Sorry this week’s post is late. With the extended maintenance I got distracted and completely forgot about updating. So, without further ado, this week’s dose of etiquette is brought to you by the Looking for Dungeon (aka Random Dungeon Finder) tool.
The LFD tool has made leveling alts a much more attractive option than it used to be. The problem is, people tend to forget that they aren’t raiding anymore and/or that even when you’re small mechanics can matter.
This week’s tip is mind your manners.
I’ve seen all sorts of rude and offensive behavior directed at toons as low as level 15. Yeah, that level 20 bear probably isn’t as good as your guild’s main tank for ICC. And that level 18 priest probably isn’t as awesome-sauce at heals as your guild’s ace healer. Guess what? They’re not supposed to be. They’re still at the stage of their character progression when they are learning. They don’t have all of their spells and abilities yet, they almost certainly don’t have great gear even for their level, and they aren’t very likely to have a wealth of experience to draw from. All of which is why it’s stupid and unreasonable to play like an ass and then get mad that they can’t compensate for it.
Not that being level 80 is any excuse to get rude with your group. You should always be polite and understanding, regardless of level. However, it’s particularly irksome to see blooming tanks and healers nipped in the bud by people who have more ego than common sense. It’s not just about there being a tank and healer shortage and the noble idea that helping to cultivate more and better players at those positions helps us all out. It’s about the fact that every single player you run across in the game is a living, breathing human being with thoughts and feelings of his or her own. It’s about the fact that nobody should ever be expected to be an expert on their class when they’re just getting started. It’s about the fact that nobody should have to be made to feel small and stupid, especially not over a game (which, you know, is supposed to provide entertainment and relaxation).

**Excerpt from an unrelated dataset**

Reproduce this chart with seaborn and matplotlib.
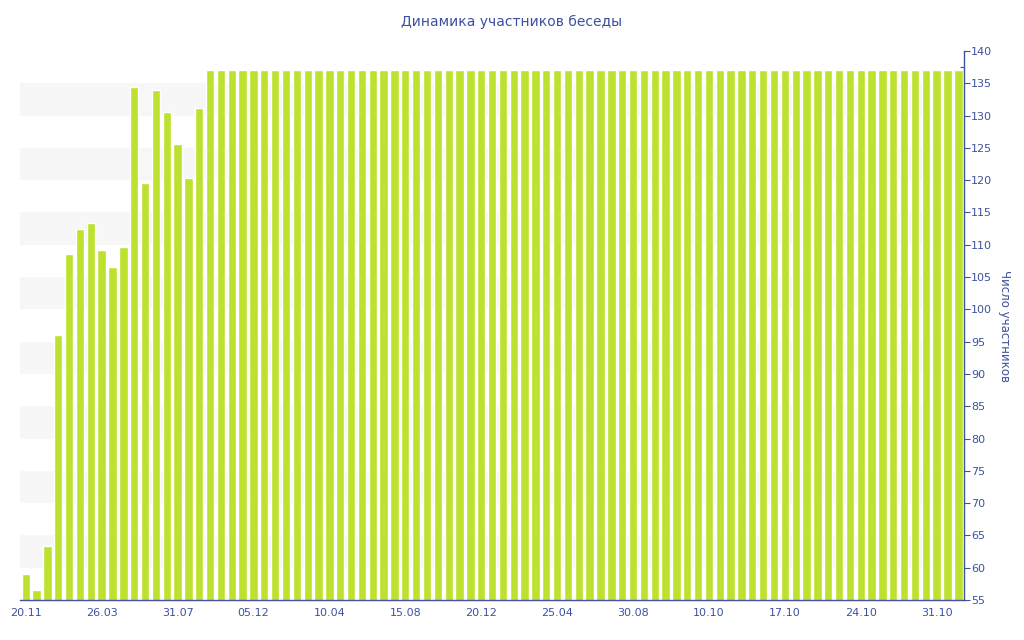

Whenever the latest hunter (it’s always hunters, sometimes warlocks too – I think having a pet gives you delusions of grandeur) is running ahead pulling things, I always say “please let me pull” or “don’t pull extra adds, thank you” and not “OMG, noobcakes, stop being a huntard, you asshat!” The latter may be what I’m thinking, but it would be rude to say it to somebody, so I don’t. And that’s really all there is to it. Being polite in group is as simple as just not typing hateful things.
The incident that spawned this post – and it was far from an isolated incident, just this was the straw that broke the camel’s back – happened in Shadowfang Keep. My sister – who is already an experienced healer, by the way – was trying her hand at healing on a priest (her primary healer is a paladin). They got to the room with those nasty adds that hit you with the debuff that prevents you from casting spells. Now, if you fight the guards one at a time, you get a 5 second aoe silence on an 8 second cooldown, which is still pretty nasty, but gives you time to throw off maybe 2 instants (like a shield and a renew) and with only one mob, that should take care of the incoming damage. That’s assuming that you even get hit with it, since it has a short range and usually you’d be safely at distance. However, if your mouthy hunter pulls all five, you get 5 mobs, each with its own aoe silence and its own CD and since the hunter made the pull, they go running for him, where they’re within range of the healer. Meaning you get chain-silenced frequently, meaning nobody gets heals. And half the group can’t dps. And you better pray that the tank doesn’t need to cast spells, like say, to get threat. And since your mouthy hunter just made the mother of all overpulls, and the tank can’t get aggro and the healer can’t heal, your group is going to wipe. Period. All thanks to a mouthy hunter, whose response is, “OMG, the damned healer didn’t heal” which the ‘damned healer’ was quick to point out was because she was silenced. By all those extra mobs. Remind me again, who was it that pulled those?
She ended up rage-quitting the group, and who can blame her, because nobody should be cursed at for playing a game. The tank was from our server and he whispered my sister after the group fell apart, which didn’t take long. But what really gets me about all of this is that everyone thought the group fell apart because the healers couldn’t heal through that pull, when really, it was that a dps was playing stupidly and pulling things that shouldn’t have been pulled. Nobody could have healed through that pull.
What should have happened is that somebody, anybody, should have had the nerve to call the mouthy hunter on his rudeness, and then vote-kicked him for it. Which is what so many of us need to keep in mind. Yes, it’s the easiest thing in the world to just drop group, eat the deserter debuff and go on your way. Or to just suffer in silence while somebody runs roughshod over the group with their rudeness. But it doesn’t matter that it’s easier to punish yourself than to enforce your rights. Dropping group should be your last resort. If somebody else is causing problems, they should be brought to task for it. If the vote kick fails, fine, drop group and be better for it. But nobody liked the mouthy hunter, everyone was just putting up with his rudeness to get to the end of the dungeon. So whatever your level, mind your manners, and don’t suffer through those that don’t or can’t do likewise. At the end of the day these people are just bullies, picking on what they see as easy prey from the safety and anonymity of their computer screen. But you don’t have to be easy prey. Being polite doesn’t mean being a pushover.